Records provided →

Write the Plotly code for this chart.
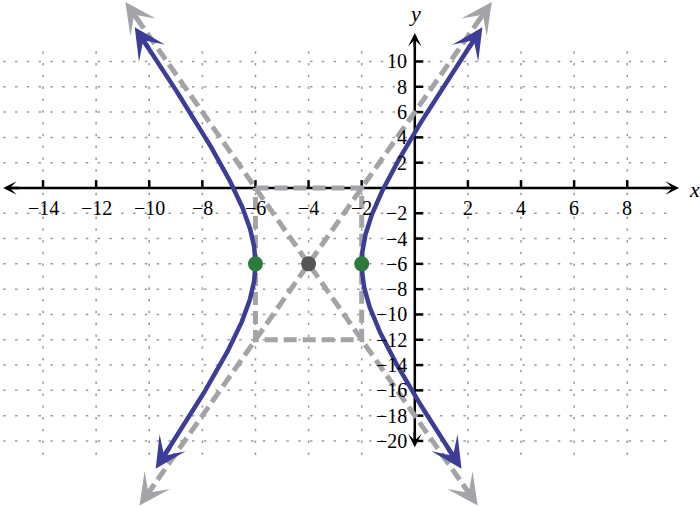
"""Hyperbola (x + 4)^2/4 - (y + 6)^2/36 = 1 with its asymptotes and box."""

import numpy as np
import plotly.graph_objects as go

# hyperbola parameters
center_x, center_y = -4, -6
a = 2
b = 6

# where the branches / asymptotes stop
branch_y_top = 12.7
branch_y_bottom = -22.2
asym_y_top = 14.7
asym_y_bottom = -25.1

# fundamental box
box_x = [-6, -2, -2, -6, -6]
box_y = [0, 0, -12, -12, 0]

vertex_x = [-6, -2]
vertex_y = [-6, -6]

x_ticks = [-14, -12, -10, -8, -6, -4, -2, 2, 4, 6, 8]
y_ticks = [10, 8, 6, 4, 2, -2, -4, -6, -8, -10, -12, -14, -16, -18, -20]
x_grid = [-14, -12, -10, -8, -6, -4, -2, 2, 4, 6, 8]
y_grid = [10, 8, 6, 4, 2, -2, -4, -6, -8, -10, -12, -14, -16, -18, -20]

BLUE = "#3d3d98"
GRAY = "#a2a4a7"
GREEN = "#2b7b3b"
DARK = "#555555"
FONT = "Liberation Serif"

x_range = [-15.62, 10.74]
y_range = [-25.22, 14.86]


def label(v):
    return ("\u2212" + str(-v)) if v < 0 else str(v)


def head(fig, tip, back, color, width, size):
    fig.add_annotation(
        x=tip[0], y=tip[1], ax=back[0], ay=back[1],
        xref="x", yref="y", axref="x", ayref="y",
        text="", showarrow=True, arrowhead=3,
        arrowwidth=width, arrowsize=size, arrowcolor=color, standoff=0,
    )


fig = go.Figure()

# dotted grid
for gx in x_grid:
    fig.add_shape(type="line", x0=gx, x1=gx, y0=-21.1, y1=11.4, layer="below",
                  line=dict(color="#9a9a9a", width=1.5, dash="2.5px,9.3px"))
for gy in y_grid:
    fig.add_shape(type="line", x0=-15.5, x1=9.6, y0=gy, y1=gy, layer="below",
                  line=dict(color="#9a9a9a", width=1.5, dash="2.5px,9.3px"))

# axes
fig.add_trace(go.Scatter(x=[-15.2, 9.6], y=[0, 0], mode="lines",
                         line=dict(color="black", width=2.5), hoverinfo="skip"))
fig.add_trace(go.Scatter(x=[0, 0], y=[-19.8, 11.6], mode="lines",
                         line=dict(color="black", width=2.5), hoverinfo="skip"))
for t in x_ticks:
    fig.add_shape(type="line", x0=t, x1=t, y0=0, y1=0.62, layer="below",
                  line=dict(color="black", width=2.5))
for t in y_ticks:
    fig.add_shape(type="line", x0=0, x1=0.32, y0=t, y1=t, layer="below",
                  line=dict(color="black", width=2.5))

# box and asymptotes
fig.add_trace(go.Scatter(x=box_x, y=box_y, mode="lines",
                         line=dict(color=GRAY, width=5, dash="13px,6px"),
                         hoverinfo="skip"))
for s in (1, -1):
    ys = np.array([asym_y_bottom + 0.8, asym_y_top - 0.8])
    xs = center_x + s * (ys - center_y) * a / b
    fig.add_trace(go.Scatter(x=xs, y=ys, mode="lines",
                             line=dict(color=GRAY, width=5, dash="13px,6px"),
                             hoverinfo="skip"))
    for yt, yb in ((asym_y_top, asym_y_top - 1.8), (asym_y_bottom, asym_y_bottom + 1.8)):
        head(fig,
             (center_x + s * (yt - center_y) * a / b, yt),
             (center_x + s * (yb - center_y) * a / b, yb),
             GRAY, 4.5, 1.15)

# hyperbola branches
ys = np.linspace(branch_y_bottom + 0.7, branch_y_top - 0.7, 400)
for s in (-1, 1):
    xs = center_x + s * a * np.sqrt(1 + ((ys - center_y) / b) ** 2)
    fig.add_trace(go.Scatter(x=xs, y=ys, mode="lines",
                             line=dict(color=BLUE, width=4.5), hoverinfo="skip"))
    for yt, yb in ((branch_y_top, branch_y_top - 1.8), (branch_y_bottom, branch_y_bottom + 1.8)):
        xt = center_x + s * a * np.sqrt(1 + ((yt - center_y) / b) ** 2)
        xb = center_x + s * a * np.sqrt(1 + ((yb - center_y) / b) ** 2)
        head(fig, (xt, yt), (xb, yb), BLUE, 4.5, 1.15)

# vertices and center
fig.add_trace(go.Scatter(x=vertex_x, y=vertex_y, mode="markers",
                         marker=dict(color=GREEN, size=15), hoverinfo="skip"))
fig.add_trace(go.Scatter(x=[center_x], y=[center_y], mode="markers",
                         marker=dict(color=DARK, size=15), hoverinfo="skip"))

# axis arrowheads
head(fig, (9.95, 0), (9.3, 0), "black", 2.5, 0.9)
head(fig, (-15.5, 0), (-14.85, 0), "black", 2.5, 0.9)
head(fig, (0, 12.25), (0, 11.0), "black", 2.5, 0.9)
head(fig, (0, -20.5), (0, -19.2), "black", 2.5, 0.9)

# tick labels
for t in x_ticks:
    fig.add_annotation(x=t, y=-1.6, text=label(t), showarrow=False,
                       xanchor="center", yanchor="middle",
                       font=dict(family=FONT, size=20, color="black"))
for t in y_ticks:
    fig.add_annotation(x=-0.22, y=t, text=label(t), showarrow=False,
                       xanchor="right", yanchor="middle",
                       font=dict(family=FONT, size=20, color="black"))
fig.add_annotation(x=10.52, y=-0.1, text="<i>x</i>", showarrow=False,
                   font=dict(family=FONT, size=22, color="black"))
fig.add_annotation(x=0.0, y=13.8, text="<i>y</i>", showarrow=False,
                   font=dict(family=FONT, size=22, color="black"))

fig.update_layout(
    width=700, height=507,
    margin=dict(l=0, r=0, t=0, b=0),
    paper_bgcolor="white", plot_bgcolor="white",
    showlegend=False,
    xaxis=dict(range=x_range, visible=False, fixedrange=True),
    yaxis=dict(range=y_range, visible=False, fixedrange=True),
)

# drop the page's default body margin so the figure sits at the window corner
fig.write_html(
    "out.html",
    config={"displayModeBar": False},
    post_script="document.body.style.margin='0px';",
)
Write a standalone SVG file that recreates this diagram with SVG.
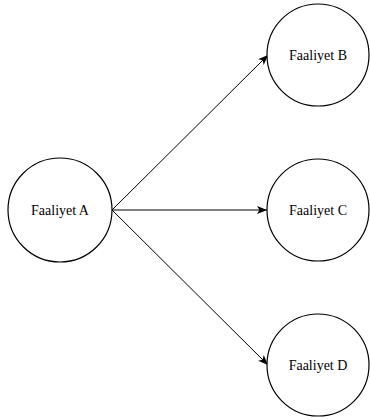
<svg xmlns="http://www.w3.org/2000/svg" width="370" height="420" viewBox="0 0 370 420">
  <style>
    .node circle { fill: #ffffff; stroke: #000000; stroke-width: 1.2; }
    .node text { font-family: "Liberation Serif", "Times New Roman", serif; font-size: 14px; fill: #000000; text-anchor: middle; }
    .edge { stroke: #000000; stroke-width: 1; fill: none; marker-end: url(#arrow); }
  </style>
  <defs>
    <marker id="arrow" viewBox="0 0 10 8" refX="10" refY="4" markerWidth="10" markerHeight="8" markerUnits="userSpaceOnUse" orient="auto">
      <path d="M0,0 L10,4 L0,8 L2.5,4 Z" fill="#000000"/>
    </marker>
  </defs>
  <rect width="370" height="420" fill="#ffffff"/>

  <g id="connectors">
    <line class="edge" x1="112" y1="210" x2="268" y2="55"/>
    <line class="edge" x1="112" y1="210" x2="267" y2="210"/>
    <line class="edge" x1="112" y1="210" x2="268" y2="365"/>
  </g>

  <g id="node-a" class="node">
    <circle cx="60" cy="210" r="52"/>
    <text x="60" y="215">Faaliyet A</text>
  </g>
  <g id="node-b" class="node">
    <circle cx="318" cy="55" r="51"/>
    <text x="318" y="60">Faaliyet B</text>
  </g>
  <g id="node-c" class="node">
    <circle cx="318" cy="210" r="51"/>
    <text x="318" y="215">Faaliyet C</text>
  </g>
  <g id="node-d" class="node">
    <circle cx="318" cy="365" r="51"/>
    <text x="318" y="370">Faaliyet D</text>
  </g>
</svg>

Aim of the exercise → Output all the records, word for word, with no pictures in the copy.

Task result →
Write the Plotly code for this chart.
"""Hyperbola (x + 4)^2/4 - (y + 6)^2/36 = 1 with its asymptotes and box."""

import numpy as np
import plotly.graph_objects as go

# hyperbola parameters
center_x, center_y = -4, -6
a = 2
b = 6

# where the branches / asymptotes stop
branch_y_top = 12.7
branch_y_bottom = -22.2
asym_y_top = 14.7
asym_y_bottom = -25.1

# fundamental box
box_x = [-6, -2, -2, -6, -6]
box_y = [0, 0, -12, -12, 0]

vertex_x = [-6, -2]
vertex_y = [-6, -6]

x_ticks = [-14, -12, -10, -8, -6, -4, -2, 2, 4, 6, 8]
y_ticks = [10, 8, 6, 4, 2, -2, -4, -6, -8, -10, -12, -14, -16, -18, -20]
x_grid = [-14, -12, -10, -8, -6, -4, -2, 2, 4, 6, 8]
y_grid = [10, 8, 6, 4, 2, -2, -4, -6, -8, -10, -12, -14, -16, -18, -20]

BLUE = "#3d3d98"
GRAY = "#a2a4a7"
GREEN = "#2b7b3b"
DARK = "#555555"
FONT = "Liberation Serif"

x_range = [-15.62, 10.74]
y_range = [-25.22, 14.86]


def label(v):
    return ("\u2212" + str(-v)) if v < 0 else str(v)


def head(fig, tip, back, color, width, size):
    fig.add_annotation(
        x=tip[0], y=tip[1], ax=back[0], ay=back[1],
        xref="x", yref="y", axref="x", ayref="y",
        text="", showarrow=True, arrowhead=3,
        arrowwidth=width, arrowsize=size, arrowcolor=color, standoff=0,
    )


fig = go.Figure()

# dotted grid
for gx in x_grid:
    fig.add_shape(type="line", x0=gx, x1=gx, y0=-21.1, y1=11.4, layer="below",
                  line=dict(color="#9a9a9a", width=1.5, dash="2.5px,9.3px"))
for gy in y_grid:
    fig.add_shape(type="line", x0=-15.5, x1=9.6, y0=gy, y1=gy, layer="below",
                  line=dict(color="#9a9a9a", width=1.5, dash="2.5px,9.3px"))

# axes
fig.add_trace(go.Scatter(x=[-15.2, 9.6], y=[0, 0], mode="lines",
                         line=dict(color="black", width=2.5), hoverinfo="skip"))
fig.add_trace(go.Scatter(x=[0, 0], y=[-19.8, 11.6], mode="lines",
                         line=dict(color="black", width=2.5), hoverinfo="skip"))
for t in x_ticks:
    fig.add_shape(type="line", x0=t, x1=t, y0=0, y1=0.62, layer="below",
                  line=dict(color="black", width=2.5))
for t in y_ticks:
    fig.add_shape(type="line", x0=0, x1=0.32, y0=t, y1=t, layer="below",
                  line=dict(color="black", width=2.5))

# box and asymptotes
fig.add_trace(go.Scatter(x=box_x, y=box_y, mode="lines",
                         line=dict(color=GRAY, width=5, dash="13px,6px"),
                         hoverinfo="skip"))
for s in (1, -1):
    ys = np.array([asym_y_bottom + 0.8, asym_y_top - 0.8])
    xs = center_x + s * (ys - center_y) * a / b
    fig.add_trace(go.Scatter(x=xs, y=ys, mode="lines",
                             line=dict(color=GRAY, width=5, dash="13px,6px"),
                             hoverinfo="skip"))
    for yt, yb in ((asym_y_top, asym_y_top - 1.8), (asym_y_bottom, asym_y_bottom + 1.8)):
        head(fig,
             (center_x + s * (yt - center_y) * a / b, yt),
             (center_x + s * (yb - center_y) * a / b, yb),
             GRAY, 4.5, 1.15)

# hyperbola branches
ys = np.linspace(branch_y_bottom + 0.7, branch_y_top - 0.7, 400)
for s in (-1, 1):
    xs = center_x + s * a * np.sqrt(1 + ((ys - center_y) / b) ** 2)
    fig.add_trace(go.Scatter(x=xs, y=ys, mode="lines",
                             line=dict(color=BLUE, width=4.5), hoverinfo="skip"))
    for yt, yb in ((branch_y_top, branch_y_top - 1.8), (branch_y_bottom, branch_y_bottom + 1.8)):
        xt = center_x + s * a * np.sqrt(1 + ((yt - center_y) / b) ** 2)
        xb = center_x + s * a * np.sqrt(1 + ((yb - center_y) / b) ** 2)
        head(fig, (xt, yt), (xb, yb), BLUE, 4.5, 1.15)

# vertices and center
fig.add_trace(go.Scatter(x=vertex_x, y=vertex_y, mode="markers",
                         marker=dict(color=GREEN, size=15), hoverinfo="skip"))
fig.add_trace(go.Scatter(x=[center_x], y=[center_y], mode="markers",
                         marker=dict(color=DARK, size=15), hoverinfo="skip"))

# axis arrowheads
head(fig, (9.95, 0), (9.3, 0), "black", 2.5, 0.9)
head(fig, (-15.5, 0), (-14.85, 0), "black", 2.5, 0.9)
head(fig, (0, 12.25), (0, 11.0), "black", 2.5, 0.9)
head(fig, (0, -20.5), (0, -19.2), "black", 2.5, 0.9)

# tick labels
for t in x_ticks:
    fig.add_annotation(x=t, y=-1.6, text=label(t), showarrow=False,
                       xanchor="center", yanchor="middle",
                       font=dict(family=FONT, size=20, color="black"))
for t in y_ticks:
    fig.add_annotation(x=-0.22, y=t, text=label(t), showarrow=False,
                       xanchor="right", yanchor="middle",
                       font=dict(family=FONT, size=20, color="black"))
fig.add_annotation(x=10.52, y=-0.1, text="<i>x</i>", showarrow=False,
                   font=dict(family=FONT, size=22, color="black"))
fig.add_annotation(x=0.0, y=13.8, text="<i>y</i>", showarrow=False,
                   font=dict(family=FONT, size=22, color="black"))

fig.update_layout(
    width=700, height=507,
    margin=dict(l=0, r=0, t=0, b=0),
    paper_bgcolor="white", plot_bgcolor="white",
    showlegend=False,
    xaxis=dict(range=x_range, visible=False, fixedrange=True),
    yaxis=dict(range=y_range, visible=False, fixedrange=True),
)

# drop the page's default body margin so the figure sits at the window corner
fig.write_html(
    "out.html",
    config={"displayModeBar": False},
    post_script="document.body.style.margin='0px';",
)
Write a standalone SVG file that recreates this diagram with SVG.
<svg xmlns="http://www.w3.org/2000/svg" width="370" height="420" viewBox="0 0 370 420">
  <style>
    .node circle { fill: #ffffff; stroke: #000000; stroke-width: 1.2; }
    .node text { font-family: "Liberation Serif", "Times New Roman", serif; font-size: 14px; fill: #000000; text-anchor: middle; }
    .edge { stroke: #000000; stroke-width: 1; fill: none; marker-end: url(#arrow); }
  </style>
  <defs>
    <marker id="arrow" viewBox="0 0 10 8" refX="10" refY="4" markerWidth="10" markerHeight="8" markerUnits="userSpaceOnUse" orient="auto">
      <path d="M0,0 L10,4 L0,8 L2.5,4 Z" fill="#000000"/>
    </marker>
  </defs>
  <rect width="370" height="420" fill="#ffffff"/>

  <g id="connectors">
    <line class="edge" x1="112" y1="210" x2="268" y2="55"/>
    <line class="edge" x1="112" y1="210" x2="267" y2="210"/>
    <line class="edge" x1="112" y1="210" x2="268" y2="365"/>
  </g>

  <g id="node-a" class="node">
    <circle cx="60" cy="210" r="52"/>
    <text x="60" y="215">Faaliyet A</text>
  </g>
  <g id="node-b" class="node">
    <circle cx="318" cy="55" r="51"/>
    <text x="318" y="60">Faaliyet B</text>
  </g>
  <g id="node-c" class="node">
    <circle cx="318" cy="210" r="51"/>
    <text x="318" y="215">Faaliyet C</text>
  </g>
  <g id="node-d" class="node">
    <circle cx="318" cy="365" r="51"/>
    <text x="318" y="370">Faaliyet D</text>
  </g>
</svg>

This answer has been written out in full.